Argumenta-se hoje, após revisionismos históricos, haver legitimidade na resistência armada, ainda que afetasse indistintamente cidadãos. Se há ou não, é assunto para a meditação dos cientistas políticos. O que aguça o debate é enquadrar como "não criminoso" (legítima defesa da nação, do povo, da democracia?!) um ato violento, ainda que contra um regime de força. É um dos assuntos mais interessantes do direito constitucional - a transição intertemporal entre regimes políticos.

Entretanto, chamo atenção para duas ramificações do problema: os governos militares não sobreviveram duas décadas apenas com a força bruta, pisando o povo com botinas. Muito ao contrário: contou com maciço apoio empresarial, midiático, social, burocrático - judiciário, ministério público e polícia, além de uma ampla base política. Uma segunda observação: qualquer reação civil contra um regime de força (autoritário e militar) é legítima? Incluindo violências como sequestros, roubos e homicídios? É possível encontrar alguma excludente de ilicitude?

Importa encontrar respostas. O Poder Judiciário, conivente à época (salvo raras exceções que somente confirmaram a regra) continua conivente hoje. A legislação que anistiou perseguidos políticos albergou os anônimos torturadores e recebeu a chancela dos magistrados recentemente, expondo o Brasil a uma constrangedora situação de réu na Corte Interamericana de Direitos Humanos a contrapor tendência contemporânea quase unânime de julgar ditadores, torturadores e colaboradores de crimes contra a dignidade da pessoa humana.

Em resumo: nosso "povo cordial" tem muito a discutir. Nas culturas hispânicas, por exemplo, as ditaduras estão sendo objeto de severa investigação, presos políticos e desaparecidos não se contentam em receber apenas uma indenização - a sociedade exige julgamento. Ou seja - ditadura é tratada como ditadura e não "revolução". O pós-guerra também legou essa lição com nazi-fascistas, impondo nas academias européias e estadunidenses aprofundados debates acadêmicos sobre direito intertemporal a debelar legislação de exceção de forma retroativa.

O fato é que não gostamos dessa discussão. Preferimos esquecer. E, se não esquecemos, contentamo-nos com memoriais, museus, obeliscos e outras homenagens àqueles que resistiram e morreram. Apenas isso. Convivemos tranquilamente com aqueles velhinhos bonachões de pijama responsáveis por execuções, desaparecimentos, tortura. Temos compaixão, pena, indisposição de saber o que fizeram. "O que passou, passou", argumenta-se.

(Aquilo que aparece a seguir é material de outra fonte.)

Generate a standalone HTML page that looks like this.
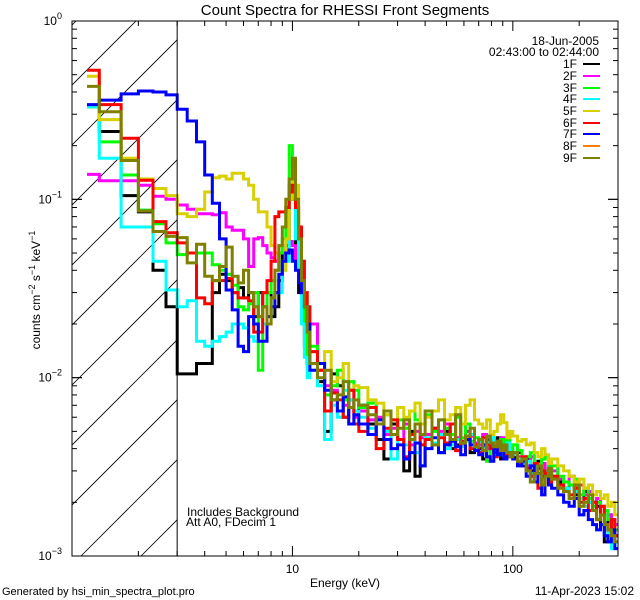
<!DOCTYPE html>
<html><head><meta charset="utf-8">
<style>
html,body{margin:0;padding:0;background:#fff;width:640px;height:600px;overflow:hidden;}
svg{display:block;font-family:"Liberation Sans",sans-serif;overflow:hidden;}
</style></head>
<body>
<svg id="chart" width="640" height="600" viewBox="0 0 640 600" xmlns="http://www.w3.org/2000/svg">
<defs><clipPath id="plotclip"><rect x="72" y="21" width="546" height="535"/></clipPath>
<clipPath id="hatchclip"><rect x="72" y="21" width="105" height="535"/></clipPath></defs>
<rect x="0" y="0" width="640" height="600" fill="#fff"/>
<g id="hatch" clip-path="url(#hatchclip)"></g>
<g id="series" clip-path="url(#plotclip)"></g>
<g id="axes"></g>
<text x="345" y="15" font-size="15" text-anchor="middle">Count Spectra for RHESSI Front Segments</text>
<text transform="translate(40,290) rotate(-90)" font-size="12" text-anchor="middle">counts cm<tspan dy="-5" font-size="9">−2</tspan><tspan dy="5"> s</tspan><tspan dy="-5" font-size="9">−1</tspan><tspan dy="5"> keV</tspan><tspan dy="-5" font-size="9">−1</tspan></text>
<text x="345" y="587" font-size="12" text-anchor="middle">Energy (keV)</text>
<text x="2" y="595" font-size="11">Generated by hsi_min_spectra_plot.pro</text>
<text x="634" y="595" font-size="12" text-anchor="end">11-Apr-2023 15:02</text>
<text x="187" y="516" font-size="12">Includes Background</text>
<text x="186" y="526" font-size="12">Att A0, FDecim 1</text>
<text x="599" y="45" font-size="12" text-anchor="end">18-Jun-2005</text>
<text x="599" y="56" font-size="12" text-anchor="end">02:43:00 to 02:44:00</text>
<g id="legend"></g>
</svg>
<script>
const NS = "http://www.w3.org/2000/svg";
const energyEdges = [1.17,1.33,1.67,2,2.33,2.67,3,3.33,3.67,4,4.33,4.67,5,5.33,5.67,6,6.33,6.67,7,7.33,7.67,8,8.33,8.67,9,9.33,9.67,10,10.33,10.67,11,11.33,11.67,12,
13,14,15,16,17,18,19,20,22,24,26,28,30,32,34,36,38,40,43,46,49,52,55,58,61,64,67,70,73,76,79,82,85,88,91,94,97,100,105,110,115,120,125,130,135,140,145,150,160,170,180,190,200,210,220,230,240,250,260,270,280,290,300];
const seriesNames = ["1F","2F","3F","4F","5F","6F","7F","8F","9F"];
const seriesColors = ["#000000","#ff00ff","#00ff00","#00ffff","#d8d000","#ff0000","#0000ff","#ff8000","#808000"];
const s1F = [0.33,0.24,0.105,0.085,0.04,0.025,0.0105,0.0105,0.012,0.012,0.03,0.038,0.035,0.03,0.032,0.028,0.03,0.022,0.03,0.025,0.03,0.022,0.025,0.035,0.05,0.055,0.12,0.1,0.05,0.03,0.02,0.015,0.012,
0.012,0.0095,0.005,0.0105,0.009,0.006,0.0075,0.0065,0.007,0.0055,0.0045,0.0035,0.0055,0.0045,0.003,0.005,0.0028,0.0032,0.0045,0.0052,0.0038,0.005,0.004,0.0042,0.0055,0.0045,0.0038,0.0041,0.004,0.0035,0.0045,0.0042,0.0038,0.0046,0.0035,0.0044,0.004,0.0036,0.0036,0.0038,0.0032,0.0035,0.003,0.0033,0.0034,0.0028,0.003,0.0029,0.0028,0.0026,0.0024,0.0025,0.0022,0.0021,0.0023,0.002,0.0018,0.0019,0.0015,0.0012,0.0017,0.0014,0.0013];
const s2F = [0.138,0.127,0.127,0.12,0.104,0.1,0.093,0.088,0.083,0.083,0.082,0.084,0.07,0.067,0.067,0.06,0.042,0.06,0.061,0.055,0.05,0.047,0.045,0.05,0.05,0.052,0.058,0.055,0.045,0.04,0.03,0.025,0.02,
0.02,0.011,0.009,0.0085,0.0065,0.007,0.0085,0.006,0.0065,0.0058,0.006,0.0048,0.0052,0.0045,0.0055,0.0042,0.005,0.0046,0.0048,0.0042,0.005,0.0055,0.0044,0.0046,0.0042,0.005,0.0047,0.0043,0.0042,0.0048,0.004,0.0045,0.0044,0.0038,0.0046,0.0041,0.0043,0.0039,0.0038,0.0036,0.0035,0.0032,0.0036,0.0031,0.0029,0.0033,0.003,0.0032,0.003,0.0027,0.0026,0.0028,0.0024,0.0025,0.0022,0.0023,0.002,0.0021,0.0019,0.0018,0.0017,0.0016,0.0015];
const s3F = [0.33,0.21,0.137,0.087,0.073,0.057,0.049,0.05,0.05,0.05,0.043,0.04,0.038,0.033,0.025,0.024,0.026,0.03,0.011,0.025,0.03,0.035,0.04,0.05,0.06,0.09,0.2,0.15,0.08,0.04,0.025,0.018,0.013,
0.015,0.012,0.008,0.009,0.011,0.0075,0.0095,0.0085,0.0068,0.0072,0.0055,0.0062,0.0048,0.0058,0.0052,0.0065,0.0058,0.0055,0.0062,0.005,0.0058,0.0052,0.0048,0.006,0.0046,0.0055,0.0044,0.0046,0.0045,0.0042,0.0034,0.0048,0.0043,0.0041,0.0045,0.004,0.0046,0.0036,0.0042,0.0039,0.0034,0.0036,0.0038,0.0032,0.0031,0.0035,0.0036,0.003,0.0032,0.0028,0.0026,0.0025,0.0027,0.0022,0.0024,0.0021,0.0019,0.002,0.0017,0.0018,0.0016,0.0015,0.0014];
const s4F = [0.33,0.17,0.07,0.07,0.045,0.031,0.025,0.027,0.016,0.015,0.016,0.017,0.018,0.02,0.02,0.019,0.017,0.016,0.018,0.02,0.022,0.028,0.03,0.03,0.04,0.045,0.11,0.13,0.06,0.035,0.02,0.013,0.01,
0.011,0.009,0.0045,0.007,0.006,0.0085,0.0075,0.0065,0.006,0.0052,0.0055,0.005,0.0035,0.0045,0.0042,0.0048,0.0038,0.0042,0.0046,0.0043,0.0048,0.004,0.0042,0.0045,0.0041,0.0044,0.0048,0.004,0.0044,0.0041,0.0043,0.0046,0.004,0.0044,0.0037,0.004,0.0043,0.0038,0.0037,0.0035,0.0033,0.0034,0.0029,0.0031,0.0032,0.0027,0.003,0.0028,0.0027,0.0025,0.0024,0.0022,0.0023,0.0021,0.0019,0.002,0.0018,0.0016,0.0017,0.0015,0.0013,0.0011,0.0012];
const s5F = [0.49,0.28,0.17,0.13,0.115,0.105,0.083,0.08,0.088,0.11,0.132,0.135,0.13,0.14,0.14,0.13,0.12,0.1,0.085,0.085,0.07,0.055,0.05,0.045,0.04,0.06,0.1,0.15,0.12,0.07,0.045,0.03,0.02,
0.014,0.011,0.014,0.0095,0.01,0.012,0.0085,0.009,0.0088,0.0075,0.0072,0.0062,0.0058,0.0068,0.006,0.0065,0.0072,0.0055,0.006,0.0065,0.0075,0.0058,0.0062,0.0068,0.0055,0.007,0.0075,0.0058,0.0055,0.0052,0.0058,0.0048,0.005,0.0055,0.0062,0.0056,0.0046,0.005,0.0047,0.0044,0.0045,0.0042,0.0043,0.0038,0.0036,0.004,0.0037,0.0033,0.0035,0.0032,0.003,0.0028,0.0026,0.0027,0.0024,0.0025,0.0022,0.0023,0.0021,0.0022,0.0019,0.002,0.0017];
const s6F = [0.53,0.34,0.22,0.128,0.075,0.065,0.057,0.05,0.028,0.026,0.035,0.035,0.036,0.03,0.028,0.028,0.027,0.018,0.018,0.03,0.035,0.045,0.08,0.085,0.085,0.09,0.11,0.12,0.09,0.07,0.045,0.03,0.025,
0.014,0.011,0.0065,0.0082,0.0075,0.006,0.0085,0.0055,0.005,0.0068,0.004,0.0052,0.0058,0.0045,0.0036,0.0048,0.0055,0.0042,0.0045,0.0052,0.0046,0.0043,0.0055,0.0039,0.0044,0.0047,0.004,0.0042,0.0038,0.0046,0.0042,0.004,0.0036,0.0044,0.0039,0.0041,0.0036,0.0038,0.0035,0.0033,0.0036,0.0031,0.0028,0.0033,0.0024,0.003,0.0029,0.0026,0.0028,0.0025,0.0023,0.0022,0.0024,0.002,0.0021,0.0018,0.002,0.0016,0.0019,0.0015,0.0014,0.0016,0.0013];
const s7F = [0.34,0.36,0.39,0.405,0.4,0.385,0.32,0.275,0.21,0.137,0.095,0.06,0.031,0.024,0.015,0.014,0.022,0.02,0.016,0.016,0.022,0.025,0.03,0.038,0.045,0.05,0.052,0.045,0.04,0.034,0.03,0.025,0.02,
0.011,0.012,0.0085,0.0075,0.0065,0.0078,0.0055,0.0062,0.0055,0.0048,0.0058,0.0045,0.004,0.0042,0.0035,0.0038,0.0043,0.0032,0.004,0.0046,0.0038,0.0042,0.0044,0.0041,0.0037,0.0045,0.0042,0.0039,0.0037,0.0042,0.0036,0.0034,0.004,0.0037,0.0039,0.0035,0.0036,0.0038,0.0035,0.0032,0.0034,0.0028,0.0032,0.0026,0.0031,0.0022,0.0028,0.0025,0.0024,0.0022,0.002,0.0019,0.0021,0.0017,0.0018,0.0016,0.0015,0.0014,0.0015,0.0013,0.0012,0.0014,0.0011];
const s8F = [];
const s9F = [0.43,0.31,0.165,0.086,0.066,0.062,0.061,0.044,0.056,0.037,0.035,0.042,0.054,0.037,0.034,0.04,0.03,0.025,0.022,0.025,0.02,0.028,0.04,0.055,0.07,0.1,0.13,0.17,0.1,0.06,0.035,0.025,0.018,
0.012,0.01,0.011,0.0075,0.008,0.0095,0.0068,0.0075,0.007,0.0062,0.0055,0.0065,0.0048,0.0052,0.0058,0.0045,0.0055,0.0048,0.0065,0.0042,0.0058,0.0048,0.0045,0.0062,0.0043,0.0047,0.0052,0.0041,0.0045,0.0039,0.0047,0.0043,0.0041,0.0044,0.0039,0.0042,0.0038,0.0036,0.0038,0.0034,0.0035,0.003,0.0026,0.0029,0.0032,0.0025,0.0028,0.0031,0.0027,0.0024,0.0023,0.0021,0.0025,0.0019,0.002,0.0022,0.0018,0.0016,0.0017,0.0015,0.0014,0.0013,0.0012];
const seriesValues = [s1F,s2F,s3F,s4F,s5F,s6F,s7F,s8F,s9F];
const xTickMajor = [10,100];
const xTickLabels = ["10","100"];
const yTickMajor = [1,0.1,0.01,0.001];
const yTickExp = ["0","−1","−2","−3"];

const X0=72,X1=618,Y0=21,Y1=556;
const xMin=1,xMax=300,yMin=0.001,yMax=1;
function xs(e){return X0+(X1-X0)*(Math.log10(e)-Math.log10(xMin))/(Math.log10(xMax)-Math.log10(xMin));}
function ys(v){return Y0+(Y1-Y0)*(Math.log10(yMax)-Math.log10(v))/(Math.log10(yMax)-Math.log10(yMin));}
function mk(tag,attrs,parent){const el=document.createElementNS(NS,tag);for(const k in attrs)el.setAttribute(k,attrs[k]);parent.appendChild(el);return el;}

const hatch=document.getElementById('hatch');
for(let c=157-120;c<=157+600;c+=60){
  const l=mk('line',{x1:c-520,y1:520,x2:c-60,y2:60,stroke:'#000','stroke-width':0.8},hatch);
  l.setAttribute('x1',Math.max(c-556,72-40));
  l.setAttribute('y1',c-Math.max(c-556,72-40));
  l.setAttribute('x2',Math.min(c-21,177+40));
  l.setAttribute('y2',c-Math.min(c-21,177+40));
  
  
}
const vl=mk('line',{x1:xs(3),y1:Y0,x2:xs(3),y2:Y1,stroke:'#000','stroke-width':1},document.getElementById('axes'));



const sg=document.getElementById('series');
seriesValues.forEach((vals,i)=>{
  if(!vals.length)return;
  let d='';
  for(let b=0;b<vals.length&&b+1<energyEdges.length;b++){
    const xa=xs(energyEdges[b]),xb=xs(energyEdges[b+1]),y=ys(vals[b]);
    d+=(b===0?'M'+xa.toFixed(1)+','+y.toFixed(1):'V'+y.toFixed(1))+'H'+xb.toFixed(1);
  }
  const p=mk('path',{d:d,fill:'none',stroke:seriesColors[i],'stroke-width':3,'stroke-linejoin':'miter'},sg);
  
  
});

const ax=document.getElementById('axes');
const frame=mk('rect',{x:X0,y:Y0,width:X1-X0,height:Y1-Y0,fill:'none',stroke:'#000','stroke-width':1},ax);


for(let dec=1;dec<=100;dec*=10){
  for(let m=1;m<=9;m++){
    const e=dec*m; if(e<xMin||e>xMax)continue;
    const x=xs(e), len=(m===1)?10:5;
    const t1=mk('line',{x1:x,y1:Y1,x2:x,y2:Y1-len,stroke:'#000'},ax);
    
    
    const t2=mk('line',{x1:x,y1:Y0,x2:x,y2:Y0+len,stroke:'#000'},ax);
    
    
  }
}
xTickMajor.forEach((e,i)=>{
  const t=mk('text',{x:xs(e),y:573,'font-size':12,'text-anchor':'middle'},ax);
  t.textContent=xTickLabels[i];
  
  
});
for(let dec=0.001;dec<1;dec*=10){
  for(let m=1;m<=10;m++){
    const v=dec*m, y=ys(v), len=(m===1||m===10)?10:5;
    const t1=mk('line',{x1:X0,y1:y,x2:X0+len,y2:y,stroke:'#000'},ax);
    
    
    const t2=mk('line',{x1:X1,y1:y,x2:X1-len,y2:y,stroke:'#000'},ax);
    
    
  }
}
yTickMajor.forEach((v,i)=>{
  const t=mk('text',{x:62,y:ys(v)+4,'font-size':12,'text-anchor':'end'},ax);
  t.textContent='10';
  const s=mk('tspan',{dy:-6,'font-size':9},t);
  s.textContent=yTickExp[i];
  
  
});

const lg=document.getElementById('legend');
const legY=[64,76,88,99,111,123,134,146,158];
seriesNames.forEach((n,i)=>{
  const t=mk('text',{x:577,y:legY[i]+4,'font-size':12,'text-anchor':'end'},lg);
  t.textContent=n;
  
  
  const l=mk('line',{x1:583,y1:legY[i],x2:600,y2:legY[i],stroke:seriesColors[i],'stroke-width':2},lg);
  
  
});
</script>
</body></html>
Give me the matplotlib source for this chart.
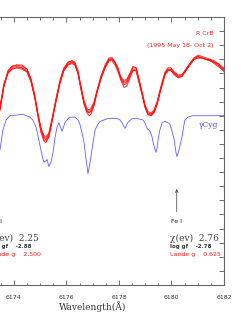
import numpy as np
import matplotlib
matplotlib.use("Agg")
import matplotlib.pyplot as plt
from matplotlib.ticker import MultipleLocator

# R CrB spectra (several epochs, 1995 May 18 - Oct 2)
red_wl = [6173.16, 6173.47, 6173.62, 6173.77, 6173.92, 6174.11, 6174.30, 6174.50,
          6174.65, 6174.80, 6174.91, 6175.03, 6175.14, 6175.22, 6175.33, 6175.45,
          6175.60, 6175.75, 6175.90, 6176.06, 6176.21, 6176.32, 6176.44, 6176.55,
          6176.67, 6176.78, 6176.86, 6176.93, 6177.05, 6177.16, 6177.31, 6177.47,
          6177.62, 6177.73, 6177.85, 6177.96, 6178.08, 6178.19, 6178.30, 6178.42,
          6178.53, 6178.65, 6178.76, 6178.88, 6178.99, 6179.10, 6179.22, 6179.33,
          6179.45, 6179.60, 6179.75, 6179.87, 6179.98, 6180.10, 6180.25, 6180.40,
          6180.55, 6180.70, 6180.86, 6181.01, 6181.16, 6181.31, 6181.47, 6181.62,
          6181.77, 6181.92, 6182.08]

red_1 = [1.03, 1.26, 1.42, 1.51, 1.54, 1.55, 1.54, 1.52,
         1.45, 1.33, 1.21, 1.10, 1.04, 1.03, 1.06, 1.17,
         1.31, 1.44, 1.53, 1.57, 1.58, 1.57, 1.51, 1.40,
         1.29, 1.23, 1.22, 1.23, 1.28, 1.37, 1.47, 1.55,
         1.60, 1.60, 1.57, 1.53, 1.46, 1.43, 1.44, 1.49,
         1.53, 1.53, 1.45, 1.36, 1.27, 1.22, 1.21, 1.23,
         1.29, 1.40, 1.50, 1.53, 1.53, 1.50, 1.48, 1.48,
         1.52, 1.56, 1.60, 1.62, 1.61, 1.60, 1.60, 1.58,
         1.57, 1.54, 1.52]
red_2 = [1.02, 1.25, 1.41, 1.52, 1.55, 1.56, 1.55, 1.53,
         1.46, 1.33, 1.20, 1.08, 1.02, 1.01, 1.05, 1.16,
         1.30, 1.43, 1.52, 1.56, 1.57, 1.56, 1.50, 1.39,
         1.28, 1.22, 1.20, 1.21, 1.27, 1.36, 1.46, 1.54,
         1.59, 1.60, 1.58, 1.53, 1.45, 1.40, 1.41, 1.47,
         1.52, 1.52, 1.44, 1.35, 1.26, 1.21, 1.20, 1.22,
         1.28, 1.39, 1.49, 1.52, 1.52, 1.49, 1.47, 1.48,
         1.52, 1.57, 1.61, 1.63, 1.62, 1.61, 1.60, 1.59,
         1.57, 1.55, 1.52]
red_3 = [1.04, 1.27, 1.43, 1.50, 1.53, 1.54, 1.53, 1.51,
         1.44, 1.32, 1.21, 1.11, 1.06, 1.05, 1.08, 1.18,
         1.32, 1.45, 1.54, 1.58, 1.59, 1.58, 1.52, 1.41,
         1.31, 1.25, 1.24, 1.25, 1.30, 1.38, 1.48, 1.56,
         1.61, 1.61, 1.58, 1.52, 1.47, 1.45, 1.46, 1.50,
         1.54, 1.54, 1.46, 1.37, 1.28, 1.23, 1.22, 1.24,
         1.30, 1.41, 1.51, 1.54, 1.54, 1.51, 1.49, 1.49,
         1.53, 1.57, 1.61, 1.62, 1.61, 1.60, 1.59, 1.58,
         1.56, 1.54, 1.51]
red_4 = [1.03, 1.25, 1.42, 1.51, 1.55, 1.56, 1.56, 1.53,
         1.46, 1.34, 1.22, 1.11, 1.05, 1.04, 1.07, 1.17,
         1.31, 1.44, 1.53, 1.58, 1.59, 1.57, 1.50, 1.39,
         1.29, 1.23, 1.22, 1.23, 1.28, 1.37, 1.47, 1.55,
         1.60, 1.61, 1.58, 1.54, 1.47, 1.44, 1.45, 1.50,
         1.55, 1.54, 1.46, 1.36, 1.27, 1.22, 1.21, 1.23,
         1.29, 1.40, 1.50, 1.53, 1.53, 1.51, 1.48, 1.49,
         1.53, 1.57, 1.60, 1.61, 1.61, 1.60, 1.59, 1.58,
         1.56, 1.53, 1.50]
red_5 = [1.02, 1.24, 1.41, 1.50, 1.53, 1.54, 1.54, 1.51,
         1.44, 1.32, 1.20, 1.09, 1.03, 1.02, 1.05, 1.16,
         1.30, 1.43, 1.52, 1.56, 1.58, 1.56, 1.50, 1.40,
         1.29, 1.24, 1.23, 1.24, 1.29, 1.37, 1.46, 1.54,
         1.59, 1.59, 1.56, 1.51, 1.45, 1.42, 1.43, 1.48,
         1.52, 1.52, 1.44, 1.35, 1.26, 1.21, 1.20, 1.22,
         1.28, 1.39, 1.49, 1.52, 1.52, 1.50, 1.47, 1.48,
         1.52, 1.56, 1.60, 1.61, 1.61, 1.60, 1.59, 1.57,
         1.55, 1.53, 1.50]
red_series = [red_1, red_2, red_3, red_4, red_5]

# gamma Cyg comparison spectrum (shifted down)
blue_wl = [6173.24, 6173.47, 6173.58, 6173.70, 6173.85, 6174.34, 6174.61, 6174.72,
           6174.84, 6174.91, 6174.99, 6175.07, 6175.14, 6175.22, 6175.26, 6175.33,
           6175.41, 6175.49, 6175.56, 6175.64, 6175.71, 6175.79, 6175.83, 6175.87,
           6175.94, 6176.06, 6176.13, 6176.32, 6176.44, 6176.51, 6176.59, 6176.67,
           6176.74, 6176.82, 6176.90, 6176.97, 6177.09, 6177.20, 6177.28, 6177.58,
           6177.92, 6178.04, 6178.11, 6178.23, 6178.33, 6178.50, 6178.69, 6178.91,
           6178.99, 6179.07, 6179.18, 6179.26, 6179.30, 6179.37, 6179.41, 6179.45,
           6179.49, 6179.56, 6179.64, 6179.75, 6179.87, 6179.94, 6180.02, 6180.10,
           6180.17, 6180.21, 6180.29, 6180.40, 6180.48, 6180.51, 6180.63, 6180.78,
           6182.00]
blue_flux = [0.82, 0.96, 1.10, 1.17, 1.20, 1.21, 1.19, 1.17,
             1.12, 1.06, 0.99, 0.92, 0.87, 0.88, 0.89, 0.84,
             0.87, 0.94, 1.04, 1.12, 1.15, 1.11, 1.09, 1.11,
             1.15, 1.18, 1.19, 1.19, 1.17, 1.14, 1.08, 1.01,
             0.90, 0.79, 0.87, 0.96, 1.10, 1.14, 1.16, 1.18,
             1.18, 1.17, 1.15, 1.11, 1.15, 1.18, 1.18, 1.17,
             1.15, 1.11, 1.09, 1.05, 1.01, 0.96, 0.94, 0.97,
             1.03, 1.10, 1.15, 1.16, 1.15, 1.14, 1.09, 1.03,
             0.94, 0.91, 0.96, 1.05, 1.14, 1.17, 1.19, 1.20,
             1.20]

lines = [6173.34, 6180.20]
chi_ev = ["2.25", "2.76"]
log_gf = ["-2.88", "-2.78"]
lande_g = ["2.500", "0.625"]
text_x = [6173.10, 6179.94]

fig = plt.figure(figsize=(2.41, 3.18), dpi=100)
ax = fig.add_axes([-0.16, 0.104, 1.0895, 0.8425])

for flux in red_series:
    ax.plot(red_wl, flux, color="#ff1010", lw=0.7, alpha=0.85)
ax.plot(blue_wl, blue_flux, color="#6060ff", lw=0.6)

ax.set_xlim(6172, 6182)
ax.set_ylim(0, 1.9)
ax.xaxis.set_major_locator(MultipleLocator(2))
ax.xaxis.set_minor_locator(MultipleLocator(0.5))
ax.yaxis.set_major_locator(MultipleLocator(0.1))
ax.set_yticklabels([])
ax.tick_params(which="both", direction="in", top=True, right=True,
               color="#555555", width=0.6)
ax.tick_params(which="major", length=3.5, labelsize=4.5, pad=7,
               labelcolor="#333333")
ax.tick_params(which="minor", length=1.8)
for s in ax.spines.values():
    s.set_color("#666666")
    s.set_linewidth(0.8)

ax.set_xlabel("Wavelength(Å)", family="DejaVu Serif", fontsize=6.5,
              color="#333333", labelpad=1)

ax.text(6181.28, 1.78, "R CrB", color="#ff2020", fontsize=4.5,
        ha="center", va="center")
ax.text(6180.32, 1.695, "(1995 May 18- Oct 2)", color="#ff2020", fontsize=4.5,
        ha="center", va="center")
ax.text(6181.05, 1.135, "γCyg", color="#5050ff", fontsize=5.5,
        family="DejaVu Serif", ha="left", va="center")

for i, wl in enumerate(lines):
    ax.annotate("", xy=(wl, 0.70), xytext=(wl, 0.50),
                arrowprops=dict(arrowstyle="->", color="#333333", lw=0.5,
                                mutation_scale=5))
    ax.text(wl, 0.447, "Fe I", fontsize=4.5, color="#222222",
            ha="center", va="center")
    ax.text(text_x[i], 0.333, "χ(ev)  " + chi_ev[i], fontsize=6.5,
            family="DejaVu Serif", color="#444444", ha="left", va="center")
    ax.text(text_x[i], 0.27, "log gf    " + log_gf[i], fontsize=4,
            weight="bold", color="#333333", ha="left", va="center")
    ax.text(text_x[i], 0.213, "Lande g    " + lande_g[i], fontsize=4.5,
            color="#ff2020", ha="left", va="center")

fig.savefig("out.png", dpi=100)
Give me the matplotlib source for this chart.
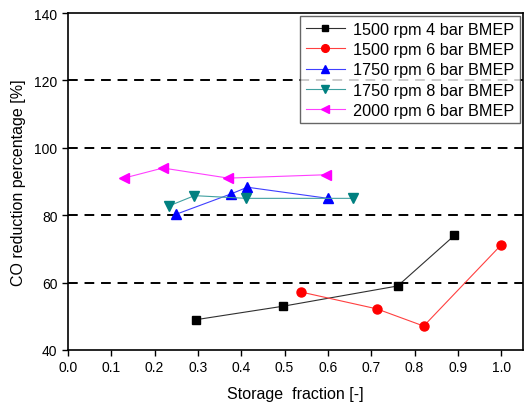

Aliás, não é incomum alguém suspirar "que saudade dos militares", no afã do eterno salvacionismo patriótico na base da quartelada. Precisamos urgentemente deixar claro à sociedade que os fins não justificam os meios. Até porque nem os fins, nem os meios da ditadura brasileira foram, de fato, positivos. Numa palavra, o período foi péssimo sob qualquer ângulo sensato.

Crescemos ficticiamente pagando um preço altíssimo ao suspender a credibilidade financeira internacional durante décadas; a corrupção entranhou-se no mecanismo de licitações de obras públicas e gigantes da mídia estabeleceram-se sob apadrinhamentos militares. Nossa vida cultural, institucional, acadêmica, foi reduzida a um maniqueísmo entre um abestalhado elogio cubano e um não menos ignorante nacionalismo panfletário.

De qualquer sorte, retorno à questão inicial: afinal, como deve ser julgado quem roubava bancos, metralhava fachadas de prédios públicos, armava bombas, matava inocentes, tudo em nome da "resistência"? De que forma as futuras gerações enxergarão aqueles "atos de rebeldia"? De outro lado - viveremos definitivamente nas lacunas do esquecimento e da indiferença com os "vovôs reformados"? São questões que valem uma discussão detida e honesta, cuidando não tombar para o revanchismo. Ainda assim, sinceramente não acredito que o silêncio seja uma boa forma de reconciliação nacional. Não é. Trata-se de preguiça e covardia.